Tree Trunks dips his head to level me with a flat gaze before focusing on Ned’s brow, furrowed in concentration. “You gonna let her talk to your customers like that?”

“You got an issue, you take it up with her. And good luck, because that girl can handle herself like no one I’ve ever met,” Ned mutters, never one to coddle anybody, even a customer paying well over a grand. He’s been running this shop for thirty years “the right way,” and he’s not about to change for “a bunch of lily-whites ruining a classic culture.” His words, not mine.

The guy eyes the full length of me—from the shaved sides of my hair and my black tank top and leggings, to my full sleeve of colorful ink, which unsettles some people but shouldn’t faze him, seeing as he’s getting his own done—down to my Doc Martens, and decides against whatever he was going to say, though that pinched expression never leaves his face. “Chicken club sub. Grilled. No oil or mayo.”

I could be a real bitch and demand a “please,” but I let it go. “Back in ten,” I call over my shoulder, heading down the narrow hallway to the back door, grabbing my tattoo case on the way, knowing that if I don’t toss it in the trunk of my car now, I’ll probably forget it later.

“Watch how that new kid over there makes my sandwich. He doesn’t know a tomato from his own asshole!” Ned’s shout catches me just before the door clicks shut.

I step out into the crisp evening with my jacket dangling from one arm, and inhale the clean, cool air.

And smile.

I finally know what home feels like.

I let myself in through the back of Black Rabbit with my key exactly twenty-two minutes later with two subs: one with double peppers, one with breaded, deep-fried chicken, extra mayo and a splash of oil.

Ned was right; I had to give the dumbass behind the counter step-by-step instructions, going so far as to point out the vat of jalapeño peppers directly under his nose. He won’t survive a week before Ned revolts. Just the threat of losing Ned’s business will probably get the guy canned.
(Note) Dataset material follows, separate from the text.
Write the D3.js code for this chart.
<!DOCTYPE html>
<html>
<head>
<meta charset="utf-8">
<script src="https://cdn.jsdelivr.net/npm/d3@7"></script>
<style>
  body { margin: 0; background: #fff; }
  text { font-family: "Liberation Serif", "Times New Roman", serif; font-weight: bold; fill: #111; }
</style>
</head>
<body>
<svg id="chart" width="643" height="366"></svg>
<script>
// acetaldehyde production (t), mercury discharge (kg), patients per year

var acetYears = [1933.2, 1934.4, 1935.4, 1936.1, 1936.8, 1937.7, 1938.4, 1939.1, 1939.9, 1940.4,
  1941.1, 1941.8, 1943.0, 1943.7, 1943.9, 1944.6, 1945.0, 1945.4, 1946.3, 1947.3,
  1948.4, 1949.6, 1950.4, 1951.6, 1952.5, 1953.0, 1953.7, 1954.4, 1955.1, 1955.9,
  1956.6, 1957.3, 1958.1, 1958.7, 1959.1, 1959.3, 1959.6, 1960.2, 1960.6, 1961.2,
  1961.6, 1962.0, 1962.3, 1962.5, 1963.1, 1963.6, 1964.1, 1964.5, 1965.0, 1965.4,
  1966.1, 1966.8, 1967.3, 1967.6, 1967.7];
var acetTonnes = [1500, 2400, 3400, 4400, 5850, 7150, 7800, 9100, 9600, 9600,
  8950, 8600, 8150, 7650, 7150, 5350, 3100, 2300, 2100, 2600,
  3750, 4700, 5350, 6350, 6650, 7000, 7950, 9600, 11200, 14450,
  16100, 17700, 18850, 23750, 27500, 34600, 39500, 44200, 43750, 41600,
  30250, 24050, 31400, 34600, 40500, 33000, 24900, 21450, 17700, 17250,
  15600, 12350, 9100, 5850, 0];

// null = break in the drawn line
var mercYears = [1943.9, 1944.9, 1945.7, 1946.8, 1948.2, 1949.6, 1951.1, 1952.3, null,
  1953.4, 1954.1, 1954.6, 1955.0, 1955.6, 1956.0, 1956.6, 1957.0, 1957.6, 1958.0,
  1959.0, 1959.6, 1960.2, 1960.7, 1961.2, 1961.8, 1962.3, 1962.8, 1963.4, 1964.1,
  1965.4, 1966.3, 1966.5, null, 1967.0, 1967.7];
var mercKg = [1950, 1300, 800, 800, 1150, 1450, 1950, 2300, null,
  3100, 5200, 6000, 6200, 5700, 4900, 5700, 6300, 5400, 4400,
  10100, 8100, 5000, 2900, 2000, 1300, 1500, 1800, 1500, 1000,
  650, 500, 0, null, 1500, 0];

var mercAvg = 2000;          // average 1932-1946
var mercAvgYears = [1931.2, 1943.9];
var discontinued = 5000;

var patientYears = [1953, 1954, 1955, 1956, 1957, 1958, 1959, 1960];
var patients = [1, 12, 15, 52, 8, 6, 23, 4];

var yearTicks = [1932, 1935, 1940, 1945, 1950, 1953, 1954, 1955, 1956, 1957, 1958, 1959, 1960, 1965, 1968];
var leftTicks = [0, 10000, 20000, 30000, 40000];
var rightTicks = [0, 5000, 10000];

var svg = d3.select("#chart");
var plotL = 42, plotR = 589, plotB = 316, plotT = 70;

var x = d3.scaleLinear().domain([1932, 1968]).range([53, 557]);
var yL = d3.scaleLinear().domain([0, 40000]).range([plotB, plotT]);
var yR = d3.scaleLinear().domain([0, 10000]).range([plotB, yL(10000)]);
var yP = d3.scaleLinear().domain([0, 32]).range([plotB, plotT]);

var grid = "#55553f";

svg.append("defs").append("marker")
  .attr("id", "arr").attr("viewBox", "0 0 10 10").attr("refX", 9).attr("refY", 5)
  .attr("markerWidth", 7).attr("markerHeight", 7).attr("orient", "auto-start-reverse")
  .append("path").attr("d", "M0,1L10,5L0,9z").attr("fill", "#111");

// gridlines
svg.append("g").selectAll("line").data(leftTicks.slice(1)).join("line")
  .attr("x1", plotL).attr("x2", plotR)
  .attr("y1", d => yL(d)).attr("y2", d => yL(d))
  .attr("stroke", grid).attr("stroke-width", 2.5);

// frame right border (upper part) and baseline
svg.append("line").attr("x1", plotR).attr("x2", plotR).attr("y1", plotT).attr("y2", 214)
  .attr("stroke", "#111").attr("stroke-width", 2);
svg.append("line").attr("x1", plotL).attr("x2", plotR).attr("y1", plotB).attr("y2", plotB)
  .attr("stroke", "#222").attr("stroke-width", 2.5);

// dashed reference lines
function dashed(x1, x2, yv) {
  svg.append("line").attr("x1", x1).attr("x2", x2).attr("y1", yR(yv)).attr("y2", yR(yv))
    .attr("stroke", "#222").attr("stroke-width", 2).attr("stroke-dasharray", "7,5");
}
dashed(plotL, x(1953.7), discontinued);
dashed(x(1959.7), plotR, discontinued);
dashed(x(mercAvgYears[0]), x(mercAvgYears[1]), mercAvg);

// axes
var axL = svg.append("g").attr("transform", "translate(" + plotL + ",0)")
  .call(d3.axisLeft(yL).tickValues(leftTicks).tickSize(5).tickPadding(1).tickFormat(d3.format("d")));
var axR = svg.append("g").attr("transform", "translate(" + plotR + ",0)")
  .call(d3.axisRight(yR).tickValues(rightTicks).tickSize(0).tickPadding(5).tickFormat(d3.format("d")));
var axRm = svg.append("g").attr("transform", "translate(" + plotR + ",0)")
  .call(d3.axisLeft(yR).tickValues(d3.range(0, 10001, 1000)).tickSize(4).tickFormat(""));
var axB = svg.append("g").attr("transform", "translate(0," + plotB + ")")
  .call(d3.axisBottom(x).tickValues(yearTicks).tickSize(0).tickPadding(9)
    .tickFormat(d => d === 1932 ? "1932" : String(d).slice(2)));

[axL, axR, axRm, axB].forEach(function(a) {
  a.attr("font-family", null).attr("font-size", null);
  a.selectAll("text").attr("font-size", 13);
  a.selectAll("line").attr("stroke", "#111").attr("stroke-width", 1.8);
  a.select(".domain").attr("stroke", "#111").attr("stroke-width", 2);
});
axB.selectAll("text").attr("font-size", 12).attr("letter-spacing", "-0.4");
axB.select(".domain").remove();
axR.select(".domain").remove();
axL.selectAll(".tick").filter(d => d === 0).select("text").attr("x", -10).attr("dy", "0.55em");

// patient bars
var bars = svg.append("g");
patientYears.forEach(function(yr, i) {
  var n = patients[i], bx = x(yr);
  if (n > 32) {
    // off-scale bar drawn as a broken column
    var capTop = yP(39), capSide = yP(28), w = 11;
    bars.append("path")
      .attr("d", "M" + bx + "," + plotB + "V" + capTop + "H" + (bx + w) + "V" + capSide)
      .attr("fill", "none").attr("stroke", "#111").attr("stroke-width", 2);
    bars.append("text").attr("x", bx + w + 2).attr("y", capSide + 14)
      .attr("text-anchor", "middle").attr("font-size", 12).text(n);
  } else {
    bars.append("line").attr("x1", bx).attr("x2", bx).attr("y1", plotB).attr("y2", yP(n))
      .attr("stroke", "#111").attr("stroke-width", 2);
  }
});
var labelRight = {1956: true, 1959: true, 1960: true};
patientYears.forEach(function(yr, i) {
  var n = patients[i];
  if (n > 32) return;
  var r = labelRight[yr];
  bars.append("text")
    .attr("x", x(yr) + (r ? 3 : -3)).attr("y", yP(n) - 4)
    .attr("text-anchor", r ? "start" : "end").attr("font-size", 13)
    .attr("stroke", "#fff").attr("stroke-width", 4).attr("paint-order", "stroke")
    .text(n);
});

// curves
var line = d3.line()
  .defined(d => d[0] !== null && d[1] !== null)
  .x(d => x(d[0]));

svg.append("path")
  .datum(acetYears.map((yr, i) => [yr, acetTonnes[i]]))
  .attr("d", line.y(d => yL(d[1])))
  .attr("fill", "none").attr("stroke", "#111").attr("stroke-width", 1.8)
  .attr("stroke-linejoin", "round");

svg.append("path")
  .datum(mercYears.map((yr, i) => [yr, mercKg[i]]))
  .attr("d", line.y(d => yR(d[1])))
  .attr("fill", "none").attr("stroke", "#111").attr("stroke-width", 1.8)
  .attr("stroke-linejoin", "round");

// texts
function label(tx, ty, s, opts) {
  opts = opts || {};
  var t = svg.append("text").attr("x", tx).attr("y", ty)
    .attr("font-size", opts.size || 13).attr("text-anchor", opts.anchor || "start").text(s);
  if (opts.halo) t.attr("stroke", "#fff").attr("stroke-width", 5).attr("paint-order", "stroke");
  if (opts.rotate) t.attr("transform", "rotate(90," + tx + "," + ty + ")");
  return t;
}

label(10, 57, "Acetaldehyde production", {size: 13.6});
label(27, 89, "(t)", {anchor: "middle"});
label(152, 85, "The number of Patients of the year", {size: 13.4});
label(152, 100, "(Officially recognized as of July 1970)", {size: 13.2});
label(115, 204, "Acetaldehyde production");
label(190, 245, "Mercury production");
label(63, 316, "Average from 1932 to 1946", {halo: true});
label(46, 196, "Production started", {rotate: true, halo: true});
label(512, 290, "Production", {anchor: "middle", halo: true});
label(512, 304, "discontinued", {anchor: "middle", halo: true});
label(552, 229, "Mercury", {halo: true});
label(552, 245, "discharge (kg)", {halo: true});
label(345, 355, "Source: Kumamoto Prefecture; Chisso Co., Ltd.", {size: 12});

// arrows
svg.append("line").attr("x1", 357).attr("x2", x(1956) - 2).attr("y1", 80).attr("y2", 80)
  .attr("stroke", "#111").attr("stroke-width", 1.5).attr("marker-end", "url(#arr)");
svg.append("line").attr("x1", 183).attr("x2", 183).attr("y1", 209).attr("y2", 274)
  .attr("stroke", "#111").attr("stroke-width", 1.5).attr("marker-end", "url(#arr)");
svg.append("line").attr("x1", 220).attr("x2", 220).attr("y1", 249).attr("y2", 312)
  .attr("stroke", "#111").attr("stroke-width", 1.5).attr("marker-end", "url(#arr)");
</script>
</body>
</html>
I’m going to tell my uncle that I think the dumbass is cute, and I’m going to date him. I smile, thinking about how Ned might react to that. I haven’t had a chance to parade a boyfriend through here for his guaranteed disapproval yet. In the seven months I’ve been here, I haven’t found one guy in San Francisco that even I approve of. That’s been the only downfall of this city, so far, and I’m really ready to get out of this dry spell.